#### Data
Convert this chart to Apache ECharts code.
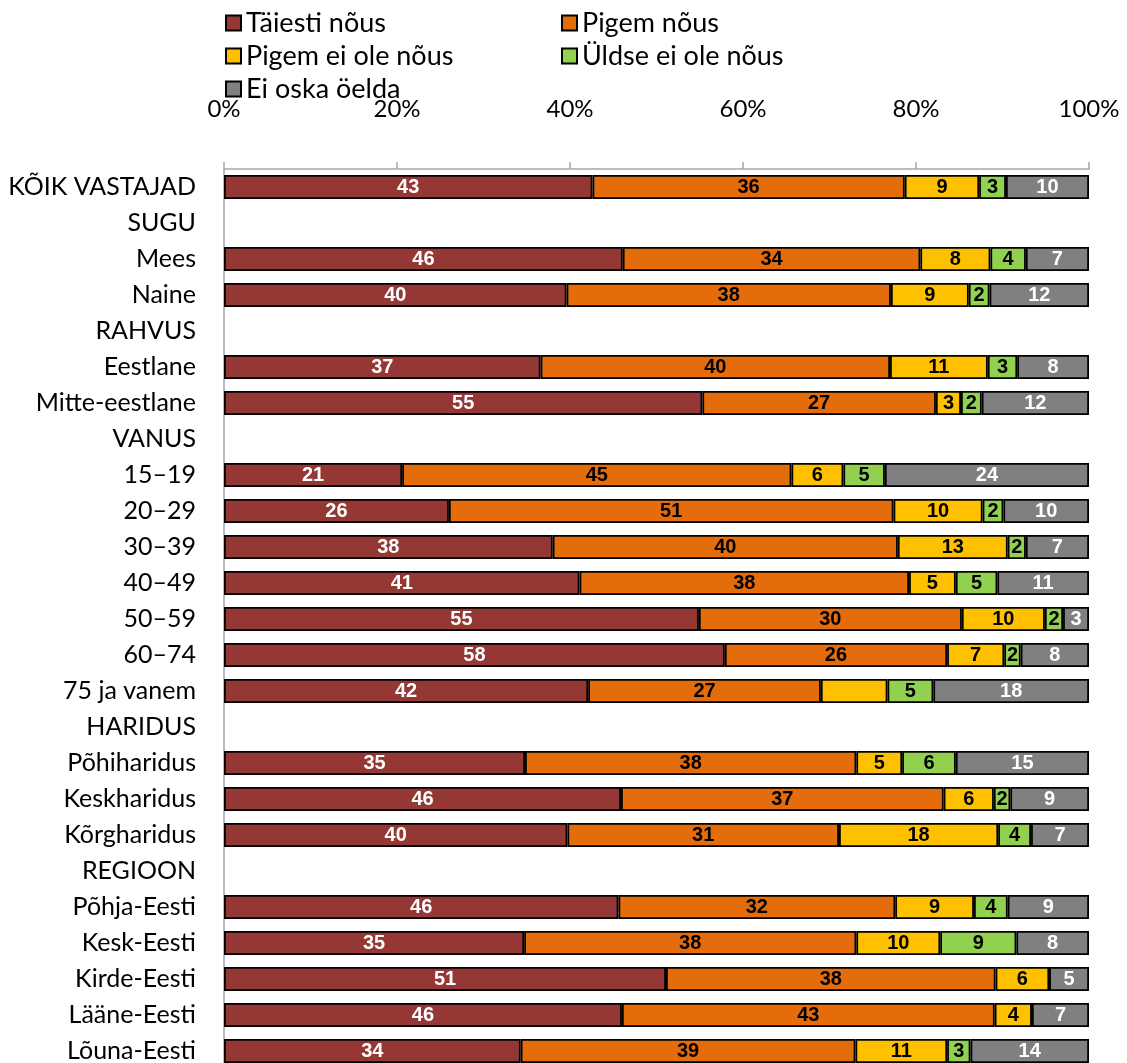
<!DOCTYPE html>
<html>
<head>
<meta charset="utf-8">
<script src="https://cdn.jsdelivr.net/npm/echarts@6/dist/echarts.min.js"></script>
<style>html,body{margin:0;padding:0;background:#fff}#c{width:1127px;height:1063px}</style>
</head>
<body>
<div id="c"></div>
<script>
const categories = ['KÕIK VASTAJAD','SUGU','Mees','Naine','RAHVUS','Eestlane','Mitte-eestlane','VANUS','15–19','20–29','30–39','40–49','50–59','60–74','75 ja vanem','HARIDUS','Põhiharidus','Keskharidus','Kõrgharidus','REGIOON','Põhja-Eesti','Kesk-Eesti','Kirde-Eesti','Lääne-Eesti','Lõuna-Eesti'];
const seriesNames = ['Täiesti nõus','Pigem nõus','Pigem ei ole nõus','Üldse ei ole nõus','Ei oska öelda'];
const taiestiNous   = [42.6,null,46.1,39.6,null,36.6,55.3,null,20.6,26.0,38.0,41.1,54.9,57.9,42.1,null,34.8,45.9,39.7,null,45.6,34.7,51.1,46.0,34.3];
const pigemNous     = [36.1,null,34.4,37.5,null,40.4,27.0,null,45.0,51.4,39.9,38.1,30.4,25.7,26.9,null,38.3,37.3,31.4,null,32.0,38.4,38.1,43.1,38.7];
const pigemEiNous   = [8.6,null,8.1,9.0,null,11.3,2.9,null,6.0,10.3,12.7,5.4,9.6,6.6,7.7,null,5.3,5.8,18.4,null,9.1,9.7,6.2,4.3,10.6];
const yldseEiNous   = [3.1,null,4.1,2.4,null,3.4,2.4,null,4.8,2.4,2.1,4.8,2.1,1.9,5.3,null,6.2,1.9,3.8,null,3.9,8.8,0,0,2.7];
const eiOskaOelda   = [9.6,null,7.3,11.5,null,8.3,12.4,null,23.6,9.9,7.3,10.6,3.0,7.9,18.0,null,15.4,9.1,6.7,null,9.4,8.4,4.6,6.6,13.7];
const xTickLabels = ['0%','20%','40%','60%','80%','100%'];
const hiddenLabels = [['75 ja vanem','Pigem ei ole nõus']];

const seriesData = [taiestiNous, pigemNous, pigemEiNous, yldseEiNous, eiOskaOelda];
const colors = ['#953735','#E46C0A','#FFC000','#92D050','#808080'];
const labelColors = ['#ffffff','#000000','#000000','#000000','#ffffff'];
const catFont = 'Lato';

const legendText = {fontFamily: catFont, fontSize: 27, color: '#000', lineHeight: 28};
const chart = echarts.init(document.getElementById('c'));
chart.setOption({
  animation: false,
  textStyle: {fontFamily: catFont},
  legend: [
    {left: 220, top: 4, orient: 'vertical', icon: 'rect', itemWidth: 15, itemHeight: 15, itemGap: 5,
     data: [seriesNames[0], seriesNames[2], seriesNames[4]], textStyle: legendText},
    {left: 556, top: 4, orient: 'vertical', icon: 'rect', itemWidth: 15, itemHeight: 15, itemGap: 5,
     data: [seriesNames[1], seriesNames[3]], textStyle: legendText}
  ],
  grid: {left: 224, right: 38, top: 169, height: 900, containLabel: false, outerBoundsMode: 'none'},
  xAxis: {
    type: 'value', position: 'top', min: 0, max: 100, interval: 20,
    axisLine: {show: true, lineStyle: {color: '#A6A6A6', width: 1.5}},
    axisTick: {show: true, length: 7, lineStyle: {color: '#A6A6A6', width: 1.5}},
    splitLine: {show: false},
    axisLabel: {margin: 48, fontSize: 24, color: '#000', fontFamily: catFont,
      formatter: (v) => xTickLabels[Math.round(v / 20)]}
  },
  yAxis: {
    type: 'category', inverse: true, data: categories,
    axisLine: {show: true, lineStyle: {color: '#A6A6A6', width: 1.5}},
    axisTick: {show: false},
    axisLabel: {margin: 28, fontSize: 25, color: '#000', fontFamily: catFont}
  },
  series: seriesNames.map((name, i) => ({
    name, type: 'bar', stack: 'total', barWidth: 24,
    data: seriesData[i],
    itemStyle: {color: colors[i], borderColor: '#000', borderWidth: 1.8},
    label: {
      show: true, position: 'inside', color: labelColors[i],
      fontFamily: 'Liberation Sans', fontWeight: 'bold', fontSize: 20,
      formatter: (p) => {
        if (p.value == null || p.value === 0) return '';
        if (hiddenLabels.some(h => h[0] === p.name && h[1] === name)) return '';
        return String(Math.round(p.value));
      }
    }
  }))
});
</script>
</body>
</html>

#### To be done
Quote, please, every line of the material above from its start through the line that has "const hiddenLabels = [['75", reproducing the words exactly and dropping any images.

#### The reply
Convert this chart to Apache ECharts code.
<!DOCTYPE html>
<html>
<head>
<meta charset="utf-8">
<script src="https://cdn.jsdelivr.net/npm/echarts@6/dist/echarts.min.js"></script>
<style>html,body{margin:0;padding:0;background:#fff}#c{width:1127px;height:1063px}</style>
</head>
<body>
<div id="c"></div>
<script>
const categories = ['KÕIK VASTAJAD','SUGU','Mees','Naine','RAHVUS','Eestlane','Mitte-eestlane','VANUS','15–19','20–29','30–39','40–49','50–59','60–74','75 ja vanem','HARIDUS','Põhiharidus','Keskharidus','Kõrgharidus','REGIOON','Põhja-Eesti','Kesk-Eesti','Kirde-Eesti','Lääne-Eesti','Lõuna-Eesti'];
const seriesNames = ['Täiesti nõus','Pigem nõus','Pigem ei ole nõus','Üldse ei ole nõus','Ei oska öelda'];
const taiestiNous   = [42.6,null,46.1,39.6,null,36.6,55.3,null,20.6,26.0,38.0,41.1,54.9,57.9,42.1,null,34.8,45.9,39.7,null,45.6,34.7,51.1,46.0,34.3];
const pigemNous     = [36.1,null,34.4,37.5,null,40.4,27.0,null,45.0,51.4,39.9,38.1,30.4,25.7,26.9,null,38.3,37.3,31.4,null,32.0,38.4,38.1,43.1,38.7];
const pigemEiNous   = [8.6,null,8.1,9.0,null,11.3,2.9,null,6.0,10.3,12.7,5.4,9.6,6.6,7.7,null,5.3,5.8,18.4,null,9.1,9.7,6.2,4.3,10.6];
const yldseEiNous   = [3.1,null,4.1,2.4,null,3.4,2.4,null,4.8,2.4,2.1,4.8,2.1,1.9,5.3,null,6.2,1.9,3.8,null,3.9,8.8,0,0,2.7];
const eiOskaOelda   = [9.6,null,7.3,11.5,null,8.3,12.4,null,23.6,9.9,7.3,10.6,3.0,7.9,18.0,null,15.4,9.1,6.7,null,9.4,8.4,4.6,6.6,13.7];
const xTickLabels = ['0%','20%','40%','60%','80%','100%'];
const hiddenLabels = [['75 ja vanem','Pigem ei ole nõus']];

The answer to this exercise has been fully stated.